The “gamechanger” in this deal – to use the term that Fox Filmed Entertainment used in the announcement – is two-fold. Firstly, by paying for the exclusive rights, the studios can create the content without any (or minimal) cost to themselves, and secondly, the Netflix brand offers some level of credibility and legitimacy that “regular” web-content, for whatever reason, has lacked up until this point (It also means that the studios don’t have to worry about distribution or promotion; that’s pretty much all on Netflix). It’s the television model, only without the restrictions that television offers. If Netflix can make the financial side of things work, it really does open up an interesting new model for studios to create serialized programming.
(A random thought: Could shows that are currently on television have Netflix-only spin-offs or additions, timed to the television schedule, with this plan? What if 20th Century Fox wanted to take Angela and Hodgins and put them in their own mini-series for Netflix during a Bones season, for example? Or release “director’s cut”s of episodes of regular programming through Netflix?)

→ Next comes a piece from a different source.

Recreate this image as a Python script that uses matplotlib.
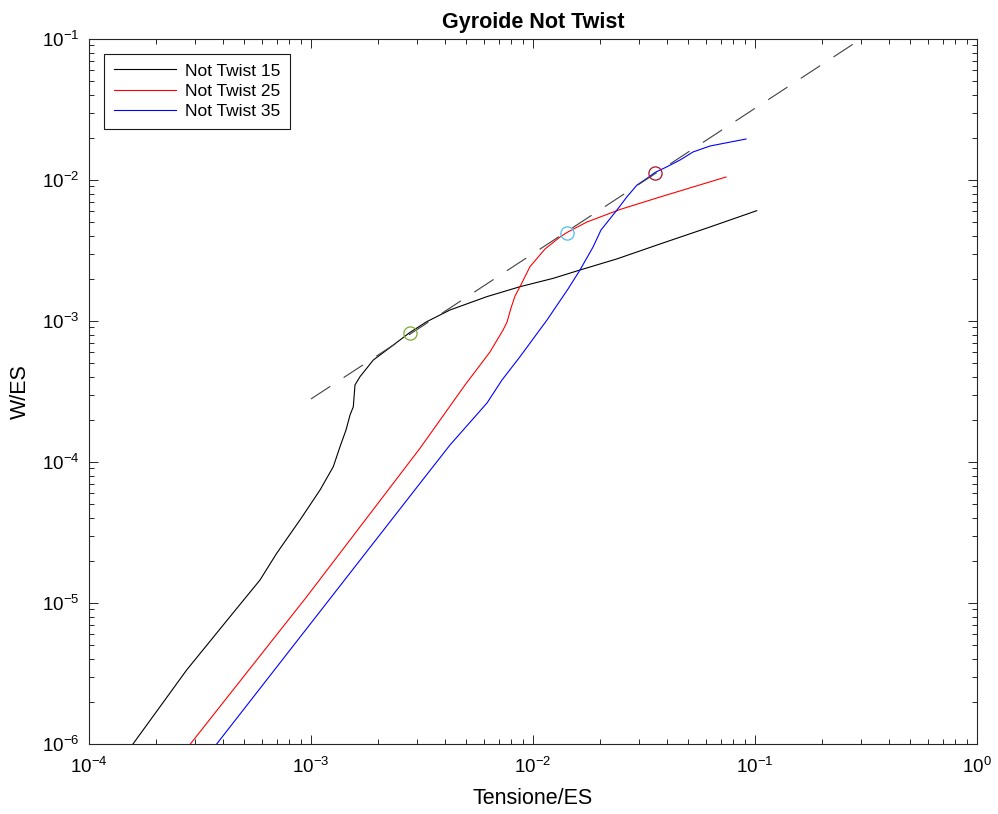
import matplotlib
matplotlib.use('Agg')
import matplotlib.pyplot as plt

plt.rcParams.update({
    'font.family': 'Liberation Sans',
    'mathtext.fontset': 'custom',
    'mathtext.rm': 'Liberation Sans',
    'mathtext.it': 'Liberation Sans:italic',
    'mathtext.bf': 'Liberation Sans:bold',
})

# Not Twist 15
x15 = [1.578e-4, 2.754e-4, 4.315e-4, 5.892e-4, 7.007e-4, 8.92e-4, 1.098e-3, 1.260e-3,
       1.351e-3, 1.438e-3, 1.499e-3, 1.551e-3, 1.578e-3, 1.662e-3, 1.909e-3, 2.193e-3,
       2.792e-3, 3.32e-3, 4.227e-3, 6.185e-3, 8.737e-3, 0.01234, 0.01628, 0.02382,
       0.03733, 0.06269, 0.1018]
y15 = [1.0e-6, 3.35e-6, 7.99e-6, 1.456e-5, 2.252e-5, 3.879e-5, 6.33e-5, 9.26e-5,
       1.284e-4, 1.687e-4, 2.154e-4, 2.467e-4, 3.517e-4, 4.027e-4, 5.29e-4, 6.225e-4,
       8.30e-4, 9.885e-4, 1.197e-3, 1.487e-3, 1.751e-3, 2.008e-3, 2.300e-3, 2.753e-3,
       3.516e-3, 4.642e-3, 6.058e-3]

# Not Twist 25
x25 = [2.862e-4, 9.563e-4, 3.097e-3, 4.94e-3, 6.40e-3, 7.33e-3, 7.64e-3, 7.96e-3,
       8.30e-3, 8.737e-3, 9.69e-3, 0.01132, 0.01323, 0.01422, 0.01750, 0.02465,
       0.03733, 0.05257, 0.07403]
y25 = [1.0e-6, 1.108e-5, 1.251e-4, 3.517e-4, 6.03e-4, 8.63e-4, 9.84e-4, 1.237e-3,
       1.504e-3, 1.751e-3, 2.427e-3, 3.240e-3, 3.941e-3, 4.243e-3, 5.036e-3, 6.178e-3,
       7.574e-3, 8.92e-3, 0.01050]

# Not Twist 35
x35 = [3.76e-4, 3.097e-3, 4.227e-3, 6.205e-3, 7.25e-3, 8.737e-3, 0.01156, 0.01438,
       0.01628, 0.01864, 0.02024, 0.02389, 0.02651, 0.02941, 0.03262, 0.03543,
       0.04015, 0.04595, 0.05257, 0.06269, 0.07479, 0.09111]
y35 = [1.0e-6, 7.06e-5, 1.320e-4, 2.620e-4, 3.816e-4, 5.58e-4, 1.016e-3, 1.687e-3,
       2.300e-3, 3.347e-3, 4.418e-3, 6.125e-3, 7.61e-3, 9.21e-3, 0.01028, 0.01130,
       0.01242, 0.01386, 0.01580, 0.01742, 0.01839, 0.01953]

# fitted envelope line
fit_x = [1e-3, 0.3]
fit_y = [2.8e-4, 0.1]

# marked points
mark_x = [2.79e-3, 0.01422, 0.0355]
mark_y = [8.2e-4, 4.2e-3, 0.0112]
mark_colors = ['#77ac30', '#4dbeee', '#a2142f']

labels = ['Not Twist 15', 'Not Twist 25', 'Not Twist 35']

fig = plt.figure(figsize=(9.98, 8.14), dpi=100)
ax = fig.add_axes([89/998, 70/814, 888/998, 705/814])

ax.plot(x15, y15, color='k', lw=0.8, label=labels[0])
ax.plot(x25, y25, color='r', lw=0.8, label=labels[1])
ax.plot(x35, y35, color='b', lw=0.8, label=labels[2])
ax.plot(fit_x, fit_y, color='0.25', lw=0.8, dashes=(16.6/0.8, 11.5/0.8))
for mx, my, mc in zip(mark_x, mark_y, mark_colors):
    ax.plot(mx, my, 'o', mfc='none', mec=mc, ms=9.5, mew=0.9)

ax.set_xscale('log')
ax.set_yscale('log')
ax.set_xlim(1e-4, 1e0)
ax.set_ylim(1e-6, 1e-1)

for s in ax.spines.values():
    s.set_color('0.15')
    s.set_linewidth(0.8)
ax.tick_params(which='both', direction='in', top=True, right=True, color='0.15',
               labelsize=13.5, width=0.7)
ax.tick_params(which='major', length=6.5)
ax.tick_params(which='minor', length=3.5)
ax.tick_params(axis='x', pad=9)
ax.tick_params(axis='y', pad=7)

ax.set_xlabel('Tensione/ES', fontsize=15.5, labelpad=8)
ax.set_ylabel('W/ES', fontsize=15.5, labelpad=8)
ax.set_title('Gyroide Not Twist', fontsize=15.5, fontweight='bold', pad=8)

leg = ax.legend(loc='upper left', bbox_to_anchor=(0.017, 0.979), borderaxespad=0,
                fontsize=12.5, fancybox=False, framealpha=1, edgecolor='0.1',
                handlelength=3.6, handletextpad=0.5, labelspacing=0.3, borderpad=0.55)
leg.get_frame().set_linewidth(0.8)

fig.savefig('out.png', dpi=100)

it remains to be seen – and will remain to be seen, until 2013 when the new Arrested Development episodes debut – how successful this partnership will be for both sides, and whether or not it’ll change the way that television producers consider the internet as a delivery mechanism. I’ve hoped for this kind of sea-change before, when All My Children and One Life To Live were licensed as web-series after being cancelled on broadcast television, but that seemed to stall out worryingly quickly. Can the internet become the new television? And if so, is this Netflix/Arrested Development deal the way to convince people of that fact?